**Description of the task**.
From the first line of the listing below to the line with "Chart.register(...registerables);", print each line exactly, and nothing more. Leave out the pictures.

**Recorded data**.
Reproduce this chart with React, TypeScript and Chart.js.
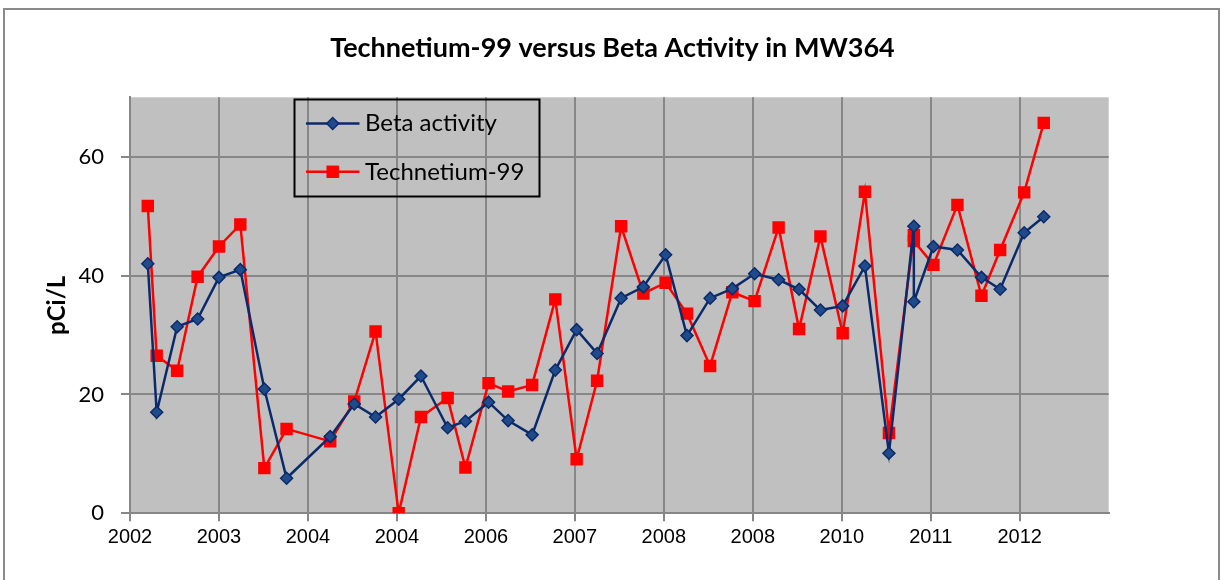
import React, { useEffect, useRef } from 'react';
import { Chart, registerables } from 'chart.js';

Chart.register(...registerables);

const chartTitle = 'Technetium-99 versus Beta Activity in MW364';
const yAxisTitle = 'pCi/L';
const seriesNames = ['Beta activity', 'Technetium-99'];
const xTickLabels = ['2002', '2003', '2004', '2004', '2006', '2007', '2008', '2008', '2010', '2011', '2012'];
const yTickValues = [0, 20, 40, 60];

// sample times, in units of the axis' major ticks (0 = first "2002" tick)
const sampleTimes = [
  0.2, 0.3, 0.53, 0.76, 1.0, 1.24, 1.51, 1.76, 2.25, 2.52,
  2.76, 3.02, 3.27, 3.57, 3.77, 4.03, 4.25, 4.52, 4.78, 5.02,
  5.25, 5.52, 5.77, 6.02, 6.26, 6.52, 6.77, 7.02, 7.29, 7.52,
  7.76, 8.01, 8.26, 8.53, 8.81, 8.81, 9.03, 9.3, 9.57, 9.78,
  10.05, 10.27,
];

const betaActivity = [
  42.0, 17.0, 31.4, 32.7, 39.7, 41.0, 20.9, 5.9, 12.9, 18.4,
  16.2, 19.2, 23.1, 14.4, 15.5, 18.7, 15.6, 13.2, 24.1, 30.9,
  26.9, 36.2, 38.1, 43.5, 29.9, 36.2, 37.8, 40.3, 39.3, 37.7,
  34.2, 34.9, 41.6, 10.1, 48.3, 35.6, 44.9, 44.3, 39.7, 37.7,
  47.2, 49.9,
];

const technetium99 = [
  51.7, 26.5, 24.0, 39.8, 44.9, 48.6, 7.6, 14.2, 12.1, 18.8,
  30.6, 0, 16.2, 19.4, 7.7, 21.9, 20.5, 21.6, 36.0, 9.1,
  22.3, 48.3, 37.0, 38.8, 33.6, 24.8, 37.2, 35.7, 48.1, 31.0,
  46.6, 30.3, 54.1, 13.5, 46.8, 45.8, 41.8, 51.9, 36.6, 44.3,
  54.0, 65.7,
];

const W = 1225;
const H = 580;
const GRID = '#878787';

const plotBackground = {
  id: 'plotBackground',
  beforeDraw(chart: any) {
    const { ctx, chartArea } = chart;
    ctx.save();
    ctx.fillStyle = '#c0c0c0';
    ctx.fillRect(chartArea.left, chartArea.top, chartArea.right - chartArea.left, chartArea.bottom - chartArea.top);
    ctx.restore();
  },
};

const titlePlugin = {
  id: 'excelTitle',
  afterDraw(chart: any) {
    const { ctx } = chart;
    ctx.save();
    ctx.font = 'bold 27px Lato';
    ctx.fillStyle = '#000';
    ctx.textAlign = 'center';
    ctx.textBaseline = 'middle';
    ctx.fillText(chartTitle, W / 2, 48);
    ctx.restore();
  },
};

function drawMarker(ctx: CanvasRenderingContext2D, ds: any, x: number, y: number) {
  const r = ds.pointRadius;
  ctx.beginPath();
  if (ds.pointStyle === 'rectRot') {
    ctx.moveTo(x - r, y);
    ctx.lineTo(x, y - r);
    ctx.lineTo(x + r, y);
    ctx.lineTo(x, y + r);
    ctx.closePath();
  } else {
    const s = Math.SQRT1_2 * r;
    ctx.rect(x - s, y - s, 2 * s, 2 * s);
  }
  ctx.fillStyle = ds.pointBackgroundColor;
  ctx.fill();
  if (ds.pointBorderWidth > 0) {
    ctx.lineWidth = ds.pointBorderWidth;
    ctx.strokeStyle = ds.pointBorderColor;
    ctx.stroke();
  }
}

const boxLegend = {
  id: 'boxLegend',
  afterDraw(chart: any) {
    const { ctx } = chart;
    ctx.save();
    ctx.strokeStyle = '#000';
    ctx.lineWidth = 2;
    ctx.strokeRect(294.5, 99.5, 245, 97);
    chart.data.datasets.forEach((ds: any, i: number) => {
      const cy = 123.5 + i * 48.3;
      ctx.strokeStyle = ds.borderColor;
      ctx.lineWidth = ds.borderWidth;
      ctx.beginPath();
      ctx.moveTo(306, cy);
      ctx.lineTo(359.5, cy);
      ctx.stroke();
      drawMarker(ctx, ds, 332.7, cy);
      ctx.fillStyle = '#000';
      ctx.font = '24px Lato';
      ctx.textAlign = 'left';
      ctx.textBaseline = 'middle';
      ctx.fillText(ds.label, 365, cy);
    });
    ctx.restore();
  },
};

export default function App() {
  const ref = useRef<HTMLCanvasElement | null>(null);

  useEffect(() => {
    if (!ref.current) return;
    const chart = new Chart(ref.current, {
      type: 'line',
      data: {
        datasets: [
          {
            label: seriesNames[0],
            data: sampleTimes.map((t, i) => ({ x: t, y: betaActivity[i] })),
            borderColor: '#0b2a6b',
            borderWidth: 2.5,
            pointStyle: 'rectRot',
            pointRadius: 6,
            pointHoverRadius: 6,
            pointBackgroundColor: '#1f4b8a',
            pointBorderColor: '#0b2a6b',
            pointBorderWidth: 1.5,
            tension: 0,
          },
          {
            label: seriesNames[1],
            data: sampleTimes.map((t, i) => ({ x: t, y: technetium99[i] })),
            borderColor: '#ff0000',
            borderWidth: 2.5,
            pointStyle: 'rect',
            pointRadius: 8.8,
            pointHoverRadius: 8.8,
            pointBackgroundColor: '#ff0000',
            pointBorderColor: '#ff0000',
            pointBorderWidth: 0,
            tension: 0,
          },
        ] as any,
      },
      options: {
        responsive: false,
        animation: false,
        layout: { padding: { left: 0, top: 97.3, right: W - 1108.7, bottom: H - 513.3 - 40 } },
        plugins: {
          legend: { display: false },
          title: { display: false },
          tooltip: { enabled: false },
        },
        scales: {
          x: {
            type: 'linear',
            min: 0,
            max: 11,
            afterBuildTicks: (s: any) => {
              s.ticks = xTickLabels.map((_, i) => ({ value: i }));
            },
            afterFit: (s: any) => {
              s.height = 40;
            },
            ticks: {
              autoSkip: false,
              maxRotation: 0,
              padding: 4,
              color: '#000',
              font: { family: 'Liberation Sans', size: 20 },
              callback: (_v: any, i: number) => xTickLabels[i] ?? '',
            },
            grid: { color: GRID, lineWidth: 2, tickLength: 8 },
            border: { color: GRID, width: 2 },
          },
          y: {
            min: 0,
            max: 70,
            afterBuildTicks: (s: any) => {
              s.ticks = yTickValues.map((v) => ({ value: v }));
            },
            afterFit: (s: any) => {
              s.width = 130;
            },
            ticks: {
              padding: 17,
              color: '#000',
              font: { family: 'Lato', size: 22 },
            },
            grid: { color: GRID, lineWidth: 2, tickLength: 9 },
            border: { color: GRID, width: 2 },
            title: {
              display: true,
              text: yAxisTitle,
              color: '#000',
              font: { family: 'Lato', weight: 'bold', size: 24 },
              padding: { top: 43, bottom: 0 },
            },
          },
        },
      } as any,
      plugins: [plotBackground, titlePlugin, boxLegend],
    });
    return () => chart.destroy();
  }, []);

  return (
    <div style={{ position: 'fixed', left: 0, top: 0, width: W, height: H, background: '#fff', overflow: 'hidden' }}>
      <canvas ref={ref} width={W} height={H} style={{ display: 'block' }} />
      <div
        style={{
          position: 'absolute',
          left: 3,
          top: 8,
          width: 1213,
          height: 620,
          border: '2px solid #8a8a8a',
          pointerEvents: 'none',
        }}
      />
    </div>
  );
}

**Solution to this task**.
Reproduce this chart with React, TypeScript and Chart.js.
import React, { useEffect, useRef } from 'react';
import { Chart, registerables } from 'chart.js';

Chart.register(...registerables);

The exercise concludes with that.